Diageo undertook a number of steps to enable the delivery of the ‘right occasions, right brands, right price strategy.’ Some of these actions have been highlighted below:
1. Changes In The Executive Team
Diageo needed to put in place an executive team that was aligned and highly connected to the entire organization, and was committed to realizing the potential of the company in the North American region. This involved changes in accountabilities, as well as some changes in talent. The region’s marketing team was transformed to create an effective marketing strategy. It is now led by James Thompson, with external recruitment from leading consumer packed goods (CPG) companies, as well as alternate sources of talent, such as digital marketing agencies. It is now increasingly diverse, to reflect the company’s consumer base. The team is also supported by a consumer planning and research team, and a media team with digital expertise.
2. Increase Connectedness With Consumers
The company has made attempts to connecting with consumers in a targeted way, through digital spending, increased multicultural activation, and in the on-premise. For example, Diageo has partnered with food recipe site Tasty, and has launched more than 20 culturally relevant cocktail recipes during key occasions, such as Memorial Day or the Fourth of July, driving significant reach and engagement with the target audience. In order to seem more relevant with the Hispanic consumer, Diageo’s brand Buchanan launched a new campaign in Spanish, and will partner with urban Latino star J Balvin, who has over 20 million Facebook fans. For on-premise marketing, the company has been involved in the Activation Army program, targeting 6,000 accounts frequented by millennials. Through this, they are focused on securing menu placements, setting up drink features, educating gate keepers, and engaging on social media.

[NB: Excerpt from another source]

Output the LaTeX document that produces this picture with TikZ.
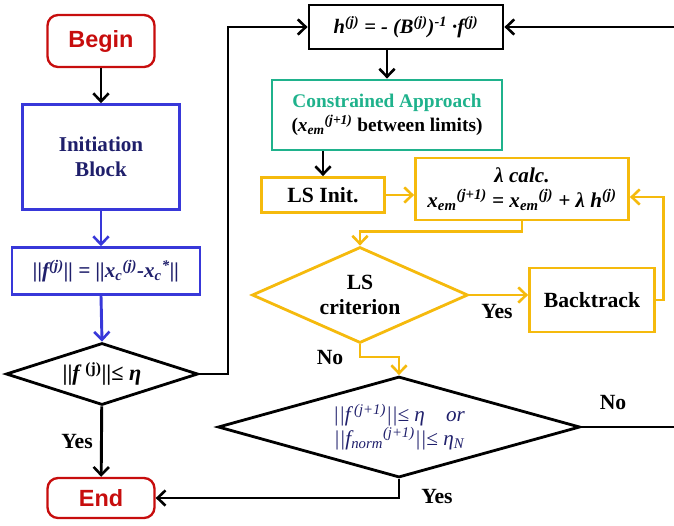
\documentclass[tikz,border=0pt]{standalone}
\usepackage{fontspec}
\setmainfont{Liberation Serif}
\setsansfont{Liberation Sans}
\usetikzlibrary{shapes.geometric, arrows.meta, calc}
\definecolor{termred}{rgb}{0.78, 0.05, 0.05}
\definecolor{initblue}{rgb}{0.22, 0.22, 0.85}
\definecolor{navytext}{rgb}{0.12, 0.12, 0.42}
\definecolor{approachgreen}{rgb}{0.12, 0.70, 0.55}
\definecolor{lsyellow}{rgb}{0.96, 0.73, 0.05}
\tikzstyle{terminal} = [rectangle, rounded corners=9pt, draw=termred, line width=2pt, minimum width=3.21cm, text=termred, font=\sffamily\bfseries\fontsize{20}{24}\selectfont]
\tikzstyle{initbox} = [rectangle, draw=initblue, line width=2.2pt, text=navytext, align=center, font=\bfseries\fontsize{18}{21}\selectfont]
\tikzstyle{blackbox} = [rectangle, draw=black, line width=2.4pt, align=center, font=\bfseries\itshape\fontsize{17.5}{20}\selectfont]
\tikzstyle{greenbox} = [rectangle, draw=approachgreen, line width=2.4pt, align=center, font=\bfseries\fontsize{16.5}{20}\selectfont]
\tikzstyle{lsbox} = [rectangle, draw=lsyellow, line width=2.4pt, align=center, font=\bfseries\fontsize{18.5}{21}\selectfont]
\tikzstyle{decision} = [diamond, draw=black, line width=2.4pt, inner sep=0, align=center]
\tikzstyle{answer} = [font=\bfseries\fontsize{18.5}{21}\selectfont]
\tikzstyle{blackline} = [draw=black, line width=2.5pt]
\tikzstyle{blackarrow} = [blackline, -{Straight Barb[length=2.4mm, width=4.6mm, line width=2.2pt]}]
\tikzstyle{bluearrow} = [draw=initblue, line width=2.5pt, -{Straight Barb[length=2.4mm, width=4.6mm, line width=2.2pt]}]
\tikzstyle{yellowarrow} = [draw=lsyellow, line width=2.5pt, -{Straight Barb[length=2.4mm, width=4.6mm, line width=2.2pt]}]

\begin{document}
\begin{tikzpicture}[x=0.03cm, y=-0.03cm]

    \useasboundingbox (0,0) rectangle (674,525);

    % Left column: start and convergence test
    \node (begin) at (101,41) [terminal, minimum height=1.56cm] {Begin};
    \node (init) at (101,157) [initbox, minimum width=4.71cm, minimum height=3.15cm] {Initiation\\Block};
    \node (fnorm) at (106,271) [initbox, minimum width=5.64cm, minimum height=1.41cm, font=\bfseries\itshape\fontsize{18}{21}\selectfont] {||f\textsuperscript{(j)}|| = ||x\textsubscript{c}\textsuperscript{(j)}-x\textsubscript{c}\textsuperscript{*}||};
    \node (conv) at (102,374) [decision, minimum width=5.76cm, minimum height=1.86cm, aspect=3.1, font=\bfseries\fontsize{19}{22}\selectfont] {||\textit{f}\,\textsuperscript{(j)}||≤ \textit{η}};
    \node (end) at (101,498) [terminal, minimum height=1.2cm] {End};

    \draw[blackarrow] (begin) -- (init);
    \draw[bluearrow] (init.south) -- (init.south |- fnorm.north);
    \draw[bluearrow] (init.south |- fnorm.south) -- (conv.north);
    \draw[blackarrow] (conv) -- (end) node[midway, left, answer, xshift=-0.1cm] {Yes};

    % Newton step
    \node (hstep) at (406,27) [blackbox, minimum width=5.82cm, minimum height=1.32cm] {h\textsuperscript{(j)} = - (B\textsuperscript{(j)})\textsuperscript{-1} ·f\textsuperscript{(j)}};
    \coordinate (loopleft) at (228,27);
    \draw[blackarrow] (conv.east) -| (loopleft) -- (hstep.west);

    \node (approach) at (387,115) [greenbox, minimum width=6.9cm, minimum height=2.1cm] {\textcolor{approachgreen}{Constrained Approach}\\(\textit{x\textsubscript{em}\textsuperscript{(j+1)}} between limits)};
    \draw[blackarrow] (approach.north |- hstep.south) -- (approach.north);

    % Line search
    \node (lsinit) at (323,195) [lsbox, minimum width=3.69cm, minimum height=1.05cm] {LS Init.};
    \draw[blackarrow] (lsinit.north |- approach.south) -- (lsinit.north);

    \node (lambda) at (522,189) [lsbox, minimum width=6.39cm, minimum height=1.86cm, font=\bfseries\itshape\fontsize{18}{21}\selectfont] {λ calc.\\x\textsubscript{em}\textsuperscript{(j+1)} = x\textsubscript{em}\textsuperscript{(j)} + λ h\textsuperscript{(j)}};
    \draw[yellowarrow] (lsinit.east) -- (lsinit.east -| lambda.west);

    \node (lscrit) at (360,295) [decision, draw=lsyellow, minimum width=6.48cm, minimum height=2.88cm, aspect=2.25, font=\bfseries\fontsize{18.5}{21}\selectfont] {LS\\criterion};
    \draw[yellowarrow] (lambda.south) -- ++(0,10) -| (lscrit.north);

    \node (backtrack) at (592,300) [lsbox, minimum width=3.75cm, minimum height=1.92cm] {Backtrack};
    \draw[yellowarrow] (lscrit.east) -- (lscrit.east -| backtrack.west);
    \node at (497,312) [answer] {Yes};
    \draw[yellowarrow] (backtrack.east) -- ++(8,0) |- ($(lambda.east)+(0,8)$);

    % Final test
    \node (stop) at (399,427) [decision, minimum width=10.86cm, minimum height=3.03cm, aspect=3.58, text=navytext, font=\itshape\fontsize{18}{18}\selectfont] {||f\,\textsuperscript{(j+1)}||≤ η\quad or\\||f\textsubscript{norm}\textsuperscript{(j+1)}||≤ η\textsubscript{N}};
    \coordinate (lsno) at (360,357);
    \draw[yellowarrow] (lscrit.south) -- (lsno) -| (stop.north);
    \node at (330,358) [answer] {No};

    \draw[blackarrow] (stop.south) |- (end.east);
    \node at (437,497) [answer] {Yes};

    % Back to Newton step (runs off the right edge)
    \coordinate (rightlow) at (680,427);
    \coordinate (righttop) at (680,27);
    \draw[blackarrow] (stop.east) -- (rightlow) -- (righttop) -- (hstep.east);
    \node at (613,403) [answer] {No};

\end{tikzpicture}
\end{document}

3. Forging New Partnerships
Diageo is amplifying its brand through partnerships, giving it an abundance of first party data and discoverability in search results. For example, the company has entered into a partnership with online alcohol delivery service Drizly. It has also tied up with Thrillist, a leading men’s digital lifestyle brand, in the launch of a new online publication called Supercall, that dwells on the liquor industry. While Diageo is a major sponsor, only 5%-10% will be devoted to its brands. Johnnie Walker also partnered with Uber to offer consumers a free ‘safe ride home,’ to encourage responsible drinking during some festive seasons. Reserve app, which is used for finding and booking restaurants, also received a strategic investment by the company.
4. Driving Down Costs
Diageo is undertaking steps to ensure efficiency and effectiveness in its operations. In the marketing function, the company is deploying new tools to enable optimal investment allocation, and measure effectiveness. Diageo has also reset the creative and production budgets to drive a more efficient ratio of agency fees to media. In supply, a number of initiatives have been implemented to reduce the manufacturing and logistics cost. For example, the company moved Captain Morgan aging from the US Virgin Islands to Relay, Maryland, in order to drive processing and logistics savings. Diageo is also implementing Zero-Based Budgeting (ZBB) for its Financial Year 2017 (ended June 2017), as part of its wider plans to be more ‘cost conscious.’ This means that the company’s marketing teams will have to justify its spending on different brands, rather than the budgets being based on the previous year’s spending.